▸ The problem:
Some lines of these records may hold the word "this"; state how many, using only the number.

▸ Exercise material:
▶
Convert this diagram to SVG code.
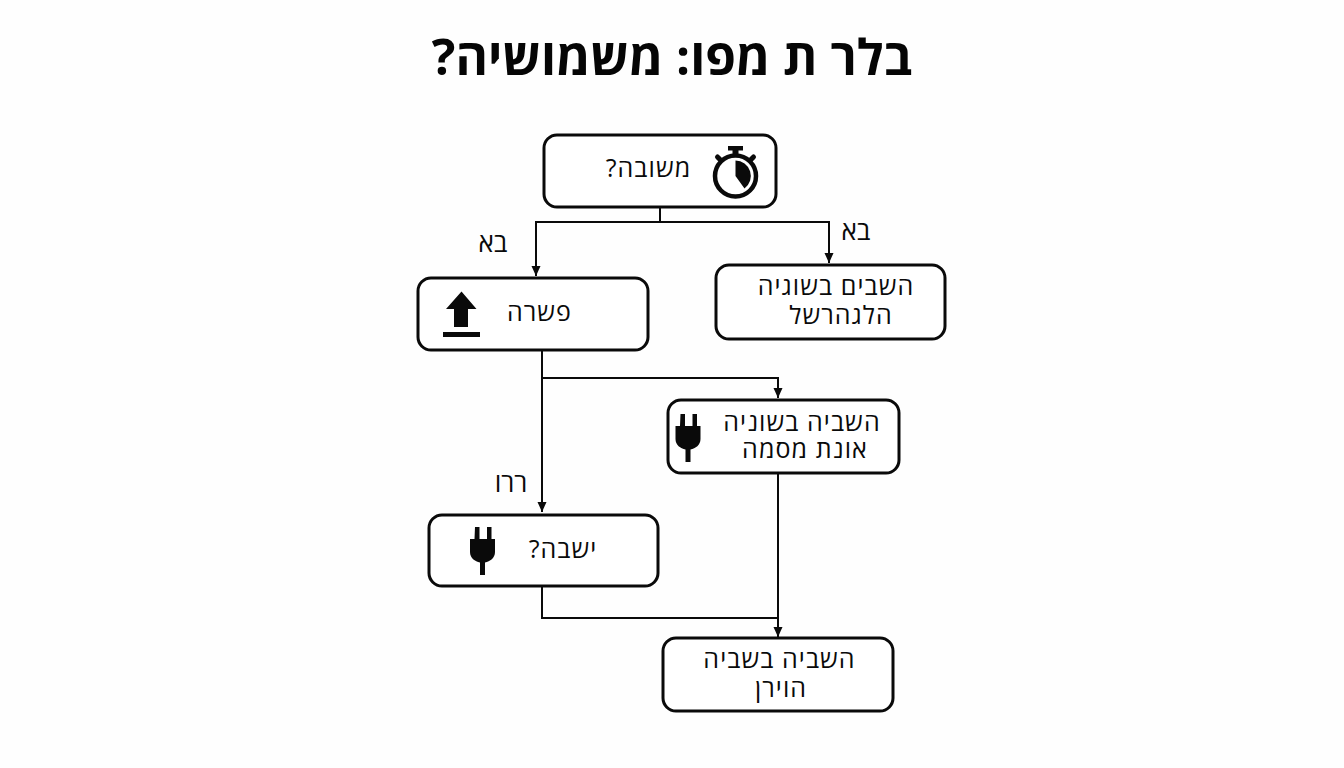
◀
▶
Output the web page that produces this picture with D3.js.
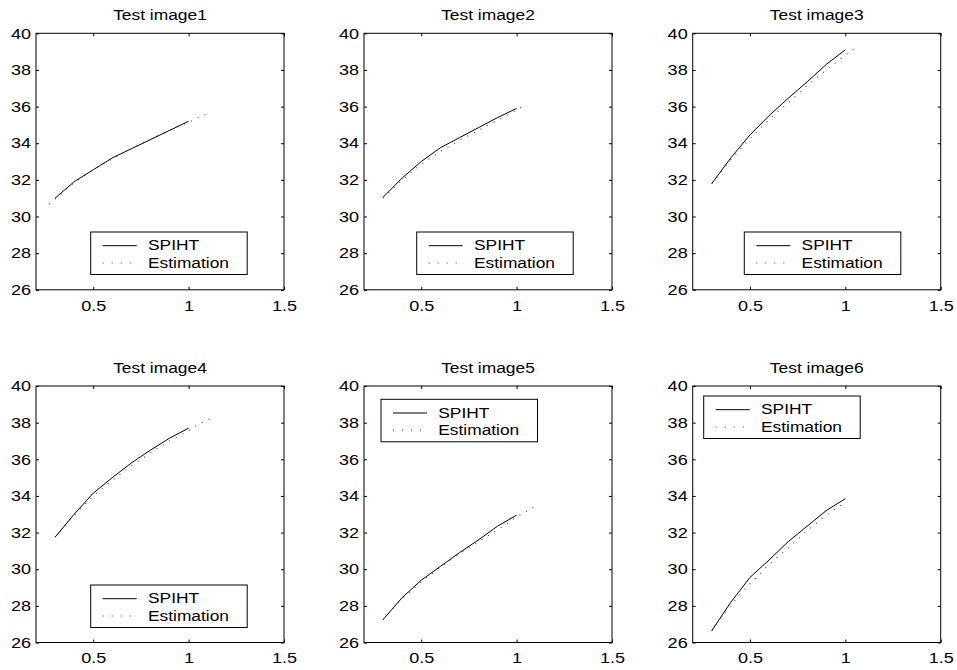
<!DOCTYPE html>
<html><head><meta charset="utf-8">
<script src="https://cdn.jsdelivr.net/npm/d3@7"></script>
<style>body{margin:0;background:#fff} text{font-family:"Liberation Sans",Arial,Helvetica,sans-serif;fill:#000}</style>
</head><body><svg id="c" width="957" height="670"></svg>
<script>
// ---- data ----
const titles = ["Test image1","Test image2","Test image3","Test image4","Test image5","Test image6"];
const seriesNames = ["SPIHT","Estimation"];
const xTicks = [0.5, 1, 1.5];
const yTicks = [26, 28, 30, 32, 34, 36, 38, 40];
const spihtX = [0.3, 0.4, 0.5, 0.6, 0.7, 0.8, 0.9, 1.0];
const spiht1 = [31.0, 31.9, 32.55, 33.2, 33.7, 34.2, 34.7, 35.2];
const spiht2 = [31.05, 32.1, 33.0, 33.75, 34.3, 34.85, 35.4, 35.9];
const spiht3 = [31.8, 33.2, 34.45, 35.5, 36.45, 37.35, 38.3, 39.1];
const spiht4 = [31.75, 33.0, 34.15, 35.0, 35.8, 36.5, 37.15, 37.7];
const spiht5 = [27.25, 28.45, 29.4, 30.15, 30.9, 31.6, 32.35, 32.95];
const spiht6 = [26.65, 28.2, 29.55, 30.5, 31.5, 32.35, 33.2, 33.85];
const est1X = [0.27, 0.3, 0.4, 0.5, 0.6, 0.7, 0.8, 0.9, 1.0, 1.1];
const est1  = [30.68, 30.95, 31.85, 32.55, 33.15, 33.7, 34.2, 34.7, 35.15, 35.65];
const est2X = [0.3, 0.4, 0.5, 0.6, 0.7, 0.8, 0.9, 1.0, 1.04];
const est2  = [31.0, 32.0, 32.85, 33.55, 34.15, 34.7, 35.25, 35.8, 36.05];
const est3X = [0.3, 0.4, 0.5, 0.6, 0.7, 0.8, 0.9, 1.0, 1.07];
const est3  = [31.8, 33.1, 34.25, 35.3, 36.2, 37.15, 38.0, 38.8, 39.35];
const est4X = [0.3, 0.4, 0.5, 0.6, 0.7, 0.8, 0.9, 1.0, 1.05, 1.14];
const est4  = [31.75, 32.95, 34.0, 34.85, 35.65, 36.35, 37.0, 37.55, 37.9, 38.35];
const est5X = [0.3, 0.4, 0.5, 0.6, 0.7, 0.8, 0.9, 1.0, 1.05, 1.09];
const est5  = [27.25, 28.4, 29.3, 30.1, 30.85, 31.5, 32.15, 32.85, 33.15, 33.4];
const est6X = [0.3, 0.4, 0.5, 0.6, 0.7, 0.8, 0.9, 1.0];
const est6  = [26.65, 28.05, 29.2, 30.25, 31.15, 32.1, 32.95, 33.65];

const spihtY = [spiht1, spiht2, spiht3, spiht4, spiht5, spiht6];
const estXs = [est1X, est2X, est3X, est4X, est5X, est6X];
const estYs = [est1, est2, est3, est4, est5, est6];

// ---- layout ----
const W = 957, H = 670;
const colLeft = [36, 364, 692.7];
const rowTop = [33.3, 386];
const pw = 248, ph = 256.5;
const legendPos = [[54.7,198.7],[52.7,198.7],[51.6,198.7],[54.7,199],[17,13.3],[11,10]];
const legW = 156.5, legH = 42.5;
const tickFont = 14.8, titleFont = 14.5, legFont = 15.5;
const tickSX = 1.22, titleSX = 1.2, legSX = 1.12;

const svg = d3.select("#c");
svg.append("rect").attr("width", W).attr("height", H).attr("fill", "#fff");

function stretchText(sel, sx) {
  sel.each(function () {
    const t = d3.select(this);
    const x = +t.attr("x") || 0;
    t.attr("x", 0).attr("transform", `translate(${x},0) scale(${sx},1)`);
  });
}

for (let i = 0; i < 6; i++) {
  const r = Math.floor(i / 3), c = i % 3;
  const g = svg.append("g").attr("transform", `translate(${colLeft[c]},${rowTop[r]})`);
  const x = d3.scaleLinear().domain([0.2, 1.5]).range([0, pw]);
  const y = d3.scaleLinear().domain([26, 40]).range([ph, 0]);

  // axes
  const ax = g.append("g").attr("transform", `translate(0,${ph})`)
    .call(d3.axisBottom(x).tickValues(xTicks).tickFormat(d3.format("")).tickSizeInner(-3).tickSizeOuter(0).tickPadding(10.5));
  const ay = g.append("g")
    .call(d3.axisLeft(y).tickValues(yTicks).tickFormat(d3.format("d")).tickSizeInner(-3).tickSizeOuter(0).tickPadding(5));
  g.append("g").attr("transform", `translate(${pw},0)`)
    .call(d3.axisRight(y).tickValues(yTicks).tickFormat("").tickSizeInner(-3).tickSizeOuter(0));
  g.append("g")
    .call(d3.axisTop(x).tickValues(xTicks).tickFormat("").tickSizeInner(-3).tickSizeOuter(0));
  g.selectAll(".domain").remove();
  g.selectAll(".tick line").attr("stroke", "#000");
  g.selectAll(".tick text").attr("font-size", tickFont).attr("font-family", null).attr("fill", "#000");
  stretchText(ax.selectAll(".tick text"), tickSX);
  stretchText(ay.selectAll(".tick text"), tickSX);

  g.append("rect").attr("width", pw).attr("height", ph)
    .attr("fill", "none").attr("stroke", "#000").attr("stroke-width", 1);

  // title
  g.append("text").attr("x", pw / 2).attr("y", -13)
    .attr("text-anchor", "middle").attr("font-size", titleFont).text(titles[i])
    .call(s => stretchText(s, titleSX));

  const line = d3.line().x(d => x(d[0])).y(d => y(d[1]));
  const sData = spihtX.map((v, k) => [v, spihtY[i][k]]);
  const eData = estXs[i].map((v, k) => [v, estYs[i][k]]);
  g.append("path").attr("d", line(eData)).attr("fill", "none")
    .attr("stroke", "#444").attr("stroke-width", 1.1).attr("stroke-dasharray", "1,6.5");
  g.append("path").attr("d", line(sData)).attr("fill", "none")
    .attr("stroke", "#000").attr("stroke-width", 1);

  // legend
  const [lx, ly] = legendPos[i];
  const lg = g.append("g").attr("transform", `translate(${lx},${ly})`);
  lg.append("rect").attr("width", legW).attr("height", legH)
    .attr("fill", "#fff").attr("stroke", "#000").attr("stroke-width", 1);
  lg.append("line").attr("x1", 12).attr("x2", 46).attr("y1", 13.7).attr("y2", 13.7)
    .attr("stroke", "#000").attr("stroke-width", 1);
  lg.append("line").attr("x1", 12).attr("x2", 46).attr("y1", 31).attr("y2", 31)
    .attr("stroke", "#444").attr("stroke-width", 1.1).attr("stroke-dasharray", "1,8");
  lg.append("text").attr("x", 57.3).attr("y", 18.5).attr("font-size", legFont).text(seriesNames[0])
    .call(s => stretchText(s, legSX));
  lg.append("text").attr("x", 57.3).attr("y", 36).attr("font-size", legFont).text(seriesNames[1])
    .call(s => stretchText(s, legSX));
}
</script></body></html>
◀
▸ Worked answer:
3